Segundo Minelli, as associações da indústria têm colaborado para centralizar e coordenar esses esforços entre os diferentes fabricantes. “Estamos juntando informações de cada usina e achar soluções. Mas o principal é seguir as recomendações do Ministério da Saúde de evitar aglomerações”, diz.
Impactos
Mas nem todo o cuidado do mundo vai evitar que a crise acabe batendo às portas do setor. Mesmo que numa versão um pouco mais branda.
Recentemente, o Bank of America revisou as projeções de crescimento para a economia global para este ano.
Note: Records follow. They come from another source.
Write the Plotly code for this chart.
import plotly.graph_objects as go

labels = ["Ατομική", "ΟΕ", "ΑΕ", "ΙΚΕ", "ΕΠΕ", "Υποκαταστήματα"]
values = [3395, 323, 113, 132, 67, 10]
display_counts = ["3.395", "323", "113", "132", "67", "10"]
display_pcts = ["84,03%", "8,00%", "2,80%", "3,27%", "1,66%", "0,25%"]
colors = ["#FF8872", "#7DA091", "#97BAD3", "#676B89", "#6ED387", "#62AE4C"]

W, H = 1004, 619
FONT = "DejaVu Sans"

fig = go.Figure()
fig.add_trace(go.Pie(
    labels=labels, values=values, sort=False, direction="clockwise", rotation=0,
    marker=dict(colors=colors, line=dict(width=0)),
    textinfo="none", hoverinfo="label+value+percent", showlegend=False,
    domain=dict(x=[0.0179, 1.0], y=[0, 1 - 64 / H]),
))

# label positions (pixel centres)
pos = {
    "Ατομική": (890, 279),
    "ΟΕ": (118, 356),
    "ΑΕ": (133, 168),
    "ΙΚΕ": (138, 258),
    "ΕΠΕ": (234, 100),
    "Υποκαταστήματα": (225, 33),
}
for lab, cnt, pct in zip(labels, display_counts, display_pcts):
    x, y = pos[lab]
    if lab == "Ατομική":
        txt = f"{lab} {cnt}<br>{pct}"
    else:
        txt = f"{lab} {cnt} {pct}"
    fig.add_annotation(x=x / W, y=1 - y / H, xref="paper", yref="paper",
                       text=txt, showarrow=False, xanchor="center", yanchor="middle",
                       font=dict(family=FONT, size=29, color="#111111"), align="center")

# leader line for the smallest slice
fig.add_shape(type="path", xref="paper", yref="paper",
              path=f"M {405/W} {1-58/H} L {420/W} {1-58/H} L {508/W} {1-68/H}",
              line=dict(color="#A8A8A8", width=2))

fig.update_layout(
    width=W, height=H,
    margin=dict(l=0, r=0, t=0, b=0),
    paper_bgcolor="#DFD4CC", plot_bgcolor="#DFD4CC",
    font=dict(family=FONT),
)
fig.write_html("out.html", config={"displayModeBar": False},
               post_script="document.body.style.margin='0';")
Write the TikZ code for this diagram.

No caso do Brasil, a estimativa foi de 1,5% para -0,5%.
E as medidas de restrição à movimentação de pessoas devem ter um impacto particularmente severo sobre as vendas de combustíveis. A Federação Nacional do Comércio de Combustíveis e de Lubrificantes (Fecombustíveis) já antecipa uma queda de pelo menos 50% nas vendas do segmento.
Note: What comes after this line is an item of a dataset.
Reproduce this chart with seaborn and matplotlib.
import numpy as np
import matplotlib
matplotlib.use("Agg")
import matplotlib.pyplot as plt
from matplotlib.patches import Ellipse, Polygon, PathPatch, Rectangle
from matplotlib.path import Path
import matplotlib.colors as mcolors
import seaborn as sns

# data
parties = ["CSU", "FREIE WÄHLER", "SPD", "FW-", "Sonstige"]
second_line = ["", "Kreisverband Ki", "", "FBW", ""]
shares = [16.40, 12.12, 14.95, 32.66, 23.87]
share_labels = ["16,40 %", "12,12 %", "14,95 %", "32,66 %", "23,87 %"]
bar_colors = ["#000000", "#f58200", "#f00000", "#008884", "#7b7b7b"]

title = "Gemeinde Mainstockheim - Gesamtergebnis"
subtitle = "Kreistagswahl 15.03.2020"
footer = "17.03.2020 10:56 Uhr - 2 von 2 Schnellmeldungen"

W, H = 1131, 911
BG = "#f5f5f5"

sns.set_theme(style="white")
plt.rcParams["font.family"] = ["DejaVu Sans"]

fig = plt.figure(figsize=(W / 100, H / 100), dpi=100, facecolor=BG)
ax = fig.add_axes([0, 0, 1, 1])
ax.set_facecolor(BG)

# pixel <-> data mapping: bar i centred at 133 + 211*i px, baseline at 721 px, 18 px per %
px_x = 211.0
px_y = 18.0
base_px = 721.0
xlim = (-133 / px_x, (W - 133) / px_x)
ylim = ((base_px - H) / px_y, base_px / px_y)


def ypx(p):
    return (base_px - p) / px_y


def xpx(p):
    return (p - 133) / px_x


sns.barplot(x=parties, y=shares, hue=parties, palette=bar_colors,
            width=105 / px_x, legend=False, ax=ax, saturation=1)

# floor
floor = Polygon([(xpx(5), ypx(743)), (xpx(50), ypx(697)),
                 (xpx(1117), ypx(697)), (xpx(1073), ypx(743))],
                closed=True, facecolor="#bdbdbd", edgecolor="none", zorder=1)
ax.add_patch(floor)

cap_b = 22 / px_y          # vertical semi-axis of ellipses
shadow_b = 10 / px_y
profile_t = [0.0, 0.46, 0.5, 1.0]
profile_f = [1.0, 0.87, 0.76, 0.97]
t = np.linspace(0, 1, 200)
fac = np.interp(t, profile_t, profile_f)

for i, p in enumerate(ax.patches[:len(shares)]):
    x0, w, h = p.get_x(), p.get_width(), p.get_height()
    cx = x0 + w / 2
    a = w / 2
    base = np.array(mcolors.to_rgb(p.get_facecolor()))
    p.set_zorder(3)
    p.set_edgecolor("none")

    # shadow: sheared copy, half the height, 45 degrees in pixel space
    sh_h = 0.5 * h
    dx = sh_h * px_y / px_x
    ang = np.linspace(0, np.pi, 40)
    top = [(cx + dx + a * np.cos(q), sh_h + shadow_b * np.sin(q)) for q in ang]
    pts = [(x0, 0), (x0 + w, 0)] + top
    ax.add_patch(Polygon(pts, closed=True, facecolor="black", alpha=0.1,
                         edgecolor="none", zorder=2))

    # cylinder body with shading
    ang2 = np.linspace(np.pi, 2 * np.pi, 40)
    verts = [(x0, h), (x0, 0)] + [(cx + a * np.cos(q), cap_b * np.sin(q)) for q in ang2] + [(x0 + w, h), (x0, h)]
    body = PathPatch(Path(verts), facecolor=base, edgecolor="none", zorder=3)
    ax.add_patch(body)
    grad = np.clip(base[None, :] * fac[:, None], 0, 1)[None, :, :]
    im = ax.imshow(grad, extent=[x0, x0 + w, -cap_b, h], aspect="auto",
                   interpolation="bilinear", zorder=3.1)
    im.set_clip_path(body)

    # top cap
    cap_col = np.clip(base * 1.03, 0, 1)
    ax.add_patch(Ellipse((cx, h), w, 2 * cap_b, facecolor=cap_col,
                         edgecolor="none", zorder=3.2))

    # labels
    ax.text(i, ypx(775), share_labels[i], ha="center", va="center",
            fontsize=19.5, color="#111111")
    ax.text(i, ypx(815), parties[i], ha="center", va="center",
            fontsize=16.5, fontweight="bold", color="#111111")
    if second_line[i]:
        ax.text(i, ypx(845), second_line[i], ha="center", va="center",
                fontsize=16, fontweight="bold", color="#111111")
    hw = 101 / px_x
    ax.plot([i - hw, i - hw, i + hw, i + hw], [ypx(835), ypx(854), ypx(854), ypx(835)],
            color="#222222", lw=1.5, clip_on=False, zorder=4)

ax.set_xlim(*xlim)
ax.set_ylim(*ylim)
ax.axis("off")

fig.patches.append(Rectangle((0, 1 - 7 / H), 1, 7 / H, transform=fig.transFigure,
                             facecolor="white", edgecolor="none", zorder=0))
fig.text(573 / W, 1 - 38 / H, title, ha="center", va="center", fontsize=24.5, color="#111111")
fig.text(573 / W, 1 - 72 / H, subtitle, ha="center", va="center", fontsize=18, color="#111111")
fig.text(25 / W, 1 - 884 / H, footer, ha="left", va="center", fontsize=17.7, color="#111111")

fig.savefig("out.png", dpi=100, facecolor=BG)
O maior golpe deverá ser sentido nas vendas de combustíveis do ciclo Otto – gasolina e etanol hidratado. Já o mercado de diesel deverá ser mais resilientes em função da continuidade do transporte de cargas e outras atividades essenciais. Mas, certamente, a queda na demanda também será expressiva. Distribuidoras ouvidas por BiodieselBR.com relatam queda de 15% nas vendas de diesel já falam até no acionamento do dispositivo de força maior para justificar a redução nas retiradas do biodiesel negociado no Leilão 71.
Segundo Julio Minelli, a redução da circulação de ônibus nas maiores cidades brasileiras terá impacto “significativo para o consumo de diesel do Brasil”.
Como a situação só se agravou nos últimos dias e é muito dinâmica, o setor ainda não teve como avaliar a situação em profundidade. “Estamos analisando qual será o impacto do mercado”, diz Battistella. “Não sabermos quantos dias será aplicada a quarentena”, completa.
Com um novo leilão de biodiesel a caminho, o setor está naturalmente apreensivo sobre a quantidade de biodiesel que vai de fato ser comprada e dos efeitos que o derretimento da demanda terá sobre os preços praticados. “Não estaremos exagerando se supormos uma redução de 10% na demanda, mas temos que acompanhar isso no dia a dia. Estamos em mares desconhecidos”, encerra.